In the studio, a door right back in the bowels of the building swings closed – very slowly – to reveal itself as the original safe door. Inside the re-purposed safe are mirrors and lights, set up for hair and make-up.

One gets the impression, speaking to Hennessy, that the process has been a learning curve – not too steep, but not without its trials and, in a way, the growth of the space has come about organically.

“I started selling mostly my own things,” she says. “I had a huge collection of vintage and thought, why not use the space to sell it. Then everything sold and I realised I had to get more.”

Hennessy travels several times a year to build up stock. “For the most part, it is the dream job everyone thinks it is, but it can be a lot of work. Finding that one amazing thing makes it all worthwhile.” And her stock sells at a rate of knots, helped by a strong social media presence.

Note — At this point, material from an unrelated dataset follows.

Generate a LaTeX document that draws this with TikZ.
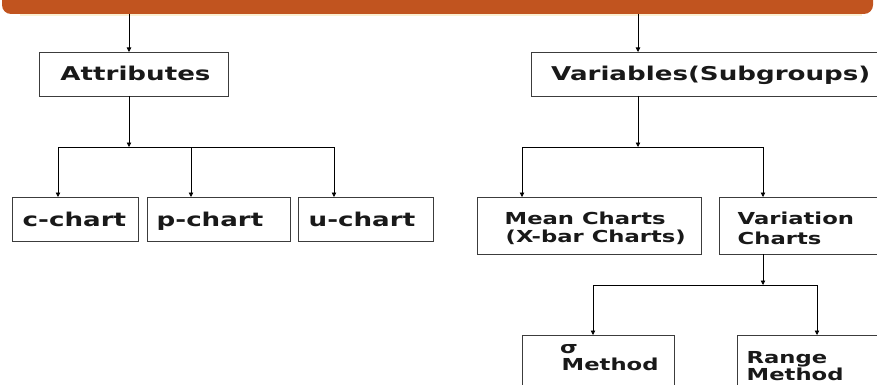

“A lot of our sales are done through Facebook,” says Hennessy. On Thursdays, Shutterbug has a stall at the Beauty Spot in Dakota on Dublin’s South William Street.

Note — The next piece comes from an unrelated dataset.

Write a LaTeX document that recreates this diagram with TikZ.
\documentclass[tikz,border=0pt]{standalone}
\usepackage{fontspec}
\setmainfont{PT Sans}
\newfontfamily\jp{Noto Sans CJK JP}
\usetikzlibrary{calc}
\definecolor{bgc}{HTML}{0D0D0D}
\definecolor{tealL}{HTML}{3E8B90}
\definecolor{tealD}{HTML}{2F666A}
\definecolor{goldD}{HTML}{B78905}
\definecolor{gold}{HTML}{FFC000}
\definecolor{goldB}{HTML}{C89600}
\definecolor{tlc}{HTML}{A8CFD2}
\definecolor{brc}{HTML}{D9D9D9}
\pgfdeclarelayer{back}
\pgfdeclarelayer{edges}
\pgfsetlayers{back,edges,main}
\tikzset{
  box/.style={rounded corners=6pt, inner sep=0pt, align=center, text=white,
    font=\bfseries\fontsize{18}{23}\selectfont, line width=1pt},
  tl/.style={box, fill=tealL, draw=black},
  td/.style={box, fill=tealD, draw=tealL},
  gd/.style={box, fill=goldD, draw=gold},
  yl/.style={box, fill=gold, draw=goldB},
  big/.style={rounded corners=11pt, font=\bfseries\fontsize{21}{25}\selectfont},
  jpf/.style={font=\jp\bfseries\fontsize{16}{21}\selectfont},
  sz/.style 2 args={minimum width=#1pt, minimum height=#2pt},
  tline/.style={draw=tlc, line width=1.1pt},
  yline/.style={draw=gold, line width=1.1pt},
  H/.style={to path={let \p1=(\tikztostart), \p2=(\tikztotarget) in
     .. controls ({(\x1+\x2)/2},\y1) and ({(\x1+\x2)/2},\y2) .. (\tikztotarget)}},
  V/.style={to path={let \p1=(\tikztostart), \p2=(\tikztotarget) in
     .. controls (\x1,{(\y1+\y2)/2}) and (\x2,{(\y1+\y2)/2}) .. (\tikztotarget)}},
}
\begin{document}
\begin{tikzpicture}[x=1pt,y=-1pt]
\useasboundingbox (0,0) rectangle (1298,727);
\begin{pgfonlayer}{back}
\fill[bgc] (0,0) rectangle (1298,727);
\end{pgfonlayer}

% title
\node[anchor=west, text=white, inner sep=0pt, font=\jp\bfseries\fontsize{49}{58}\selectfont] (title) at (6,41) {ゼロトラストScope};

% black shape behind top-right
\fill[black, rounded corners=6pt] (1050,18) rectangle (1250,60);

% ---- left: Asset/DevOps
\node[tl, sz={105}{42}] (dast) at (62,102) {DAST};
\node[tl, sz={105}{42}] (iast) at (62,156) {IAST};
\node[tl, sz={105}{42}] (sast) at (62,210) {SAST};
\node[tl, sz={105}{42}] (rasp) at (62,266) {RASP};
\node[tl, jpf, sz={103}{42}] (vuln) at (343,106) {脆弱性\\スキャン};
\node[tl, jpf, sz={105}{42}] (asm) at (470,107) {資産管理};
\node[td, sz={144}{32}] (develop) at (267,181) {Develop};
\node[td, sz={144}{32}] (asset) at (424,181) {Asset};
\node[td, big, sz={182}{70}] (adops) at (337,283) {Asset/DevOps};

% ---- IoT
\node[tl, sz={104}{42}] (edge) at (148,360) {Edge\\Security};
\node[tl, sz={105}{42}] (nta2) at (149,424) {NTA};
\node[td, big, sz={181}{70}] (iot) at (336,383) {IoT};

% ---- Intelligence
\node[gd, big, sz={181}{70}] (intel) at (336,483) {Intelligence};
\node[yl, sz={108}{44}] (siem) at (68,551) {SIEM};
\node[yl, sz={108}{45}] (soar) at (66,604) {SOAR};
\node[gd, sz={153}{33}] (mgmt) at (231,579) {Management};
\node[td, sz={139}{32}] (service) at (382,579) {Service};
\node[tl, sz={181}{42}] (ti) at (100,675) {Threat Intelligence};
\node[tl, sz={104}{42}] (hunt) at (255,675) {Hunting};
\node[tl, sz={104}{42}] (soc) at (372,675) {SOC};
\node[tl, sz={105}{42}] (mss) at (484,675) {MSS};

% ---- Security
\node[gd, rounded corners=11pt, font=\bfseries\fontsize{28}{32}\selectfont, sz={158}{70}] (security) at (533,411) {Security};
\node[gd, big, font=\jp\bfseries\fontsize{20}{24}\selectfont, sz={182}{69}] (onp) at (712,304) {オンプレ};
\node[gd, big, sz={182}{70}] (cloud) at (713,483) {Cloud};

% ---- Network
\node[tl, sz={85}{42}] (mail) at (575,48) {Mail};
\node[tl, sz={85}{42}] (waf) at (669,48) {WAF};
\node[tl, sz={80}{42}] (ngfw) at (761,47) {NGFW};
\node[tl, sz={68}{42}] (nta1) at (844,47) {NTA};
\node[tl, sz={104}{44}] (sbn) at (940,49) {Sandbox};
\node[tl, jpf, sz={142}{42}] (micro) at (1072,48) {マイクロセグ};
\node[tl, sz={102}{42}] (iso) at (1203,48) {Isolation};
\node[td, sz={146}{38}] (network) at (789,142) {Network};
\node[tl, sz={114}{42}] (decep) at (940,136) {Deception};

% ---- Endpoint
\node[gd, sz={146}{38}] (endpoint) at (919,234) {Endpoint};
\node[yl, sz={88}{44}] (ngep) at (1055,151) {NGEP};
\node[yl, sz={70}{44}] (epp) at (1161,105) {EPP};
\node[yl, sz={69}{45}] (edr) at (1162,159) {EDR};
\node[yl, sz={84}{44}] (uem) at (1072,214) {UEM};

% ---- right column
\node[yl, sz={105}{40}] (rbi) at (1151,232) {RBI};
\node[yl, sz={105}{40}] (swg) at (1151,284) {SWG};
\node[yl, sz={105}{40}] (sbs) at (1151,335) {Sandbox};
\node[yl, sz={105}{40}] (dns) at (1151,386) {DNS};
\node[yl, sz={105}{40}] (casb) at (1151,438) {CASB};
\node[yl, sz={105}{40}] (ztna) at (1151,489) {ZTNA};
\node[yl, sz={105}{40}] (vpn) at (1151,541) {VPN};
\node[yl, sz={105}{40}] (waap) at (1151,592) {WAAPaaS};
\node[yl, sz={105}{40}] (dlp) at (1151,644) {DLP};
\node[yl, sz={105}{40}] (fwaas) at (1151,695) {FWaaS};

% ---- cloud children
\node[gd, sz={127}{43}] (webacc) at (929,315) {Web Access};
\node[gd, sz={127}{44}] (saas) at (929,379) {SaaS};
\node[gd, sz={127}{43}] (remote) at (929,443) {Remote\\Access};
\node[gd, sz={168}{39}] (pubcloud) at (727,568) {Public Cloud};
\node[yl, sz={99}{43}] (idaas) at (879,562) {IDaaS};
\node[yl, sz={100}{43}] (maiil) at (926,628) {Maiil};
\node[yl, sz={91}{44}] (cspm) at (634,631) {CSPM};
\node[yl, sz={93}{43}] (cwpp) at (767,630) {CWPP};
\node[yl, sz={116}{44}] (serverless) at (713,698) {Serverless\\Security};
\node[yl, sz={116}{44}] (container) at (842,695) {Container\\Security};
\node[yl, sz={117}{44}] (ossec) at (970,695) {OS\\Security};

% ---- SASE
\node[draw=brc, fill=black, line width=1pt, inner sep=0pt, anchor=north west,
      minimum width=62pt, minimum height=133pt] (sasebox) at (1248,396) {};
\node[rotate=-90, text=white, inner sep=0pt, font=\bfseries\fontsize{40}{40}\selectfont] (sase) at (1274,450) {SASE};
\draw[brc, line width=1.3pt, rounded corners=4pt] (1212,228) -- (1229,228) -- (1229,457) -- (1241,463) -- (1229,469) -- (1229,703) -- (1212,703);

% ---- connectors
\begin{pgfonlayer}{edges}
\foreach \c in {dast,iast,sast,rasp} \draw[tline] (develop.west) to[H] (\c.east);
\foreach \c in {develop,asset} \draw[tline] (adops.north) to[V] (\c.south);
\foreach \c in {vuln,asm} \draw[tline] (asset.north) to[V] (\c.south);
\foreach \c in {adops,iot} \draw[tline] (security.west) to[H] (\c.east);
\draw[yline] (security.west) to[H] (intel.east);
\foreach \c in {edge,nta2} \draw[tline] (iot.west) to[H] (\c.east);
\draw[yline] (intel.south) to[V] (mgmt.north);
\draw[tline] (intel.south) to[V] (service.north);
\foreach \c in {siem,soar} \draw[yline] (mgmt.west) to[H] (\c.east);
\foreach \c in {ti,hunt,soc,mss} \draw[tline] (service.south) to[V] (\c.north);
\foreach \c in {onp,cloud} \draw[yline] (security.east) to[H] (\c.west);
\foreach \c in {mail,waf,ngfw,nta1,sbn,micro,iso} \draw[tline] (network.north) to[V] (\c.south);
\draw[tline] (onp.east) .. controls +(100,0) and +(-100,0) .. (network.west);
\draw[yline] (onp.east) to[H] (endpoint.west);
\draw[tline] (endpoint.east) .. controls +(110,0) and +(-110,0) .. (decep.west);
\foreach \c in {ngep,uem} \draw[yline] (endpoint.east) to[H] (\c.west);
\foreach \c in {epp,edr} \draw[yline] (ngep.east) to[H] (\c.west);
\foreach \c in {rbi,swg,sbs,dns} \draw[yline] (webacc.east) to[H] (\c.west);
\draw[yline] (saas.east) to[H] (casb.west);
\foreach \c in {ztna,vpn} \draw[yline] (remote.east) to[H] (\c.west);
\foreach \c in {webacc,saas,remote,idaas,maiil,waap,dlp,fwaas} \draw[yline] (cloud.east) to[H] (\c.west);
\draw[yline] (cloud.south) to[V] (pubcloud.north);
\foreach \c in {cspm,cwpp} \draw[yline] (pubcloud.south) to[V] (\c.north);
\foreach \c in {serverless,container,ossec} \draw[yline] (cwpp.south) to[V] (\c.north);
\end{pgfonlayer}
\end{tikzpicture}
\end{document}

It’s difficult to imagine Hennessy taking downtime; she speaks a mile a minute about the plans she and Eoin have for the space and, inevitably, about the difficulty of setting up a business in a time when so many are faltering.

“We work incredibly hard,” she says. “Much of our success is down to the team of people we have around us. I never undervalue their input, they’re just brilliant.

“There are so many things I want to do, but I’m trying to slow down and tackle one thing at a time. I can lose the run of myself.” She also gives her older brother much of the credit. “Eoin’s the unsung hero,” she says. “He works seven days a week. We have to force him to take a holiday.”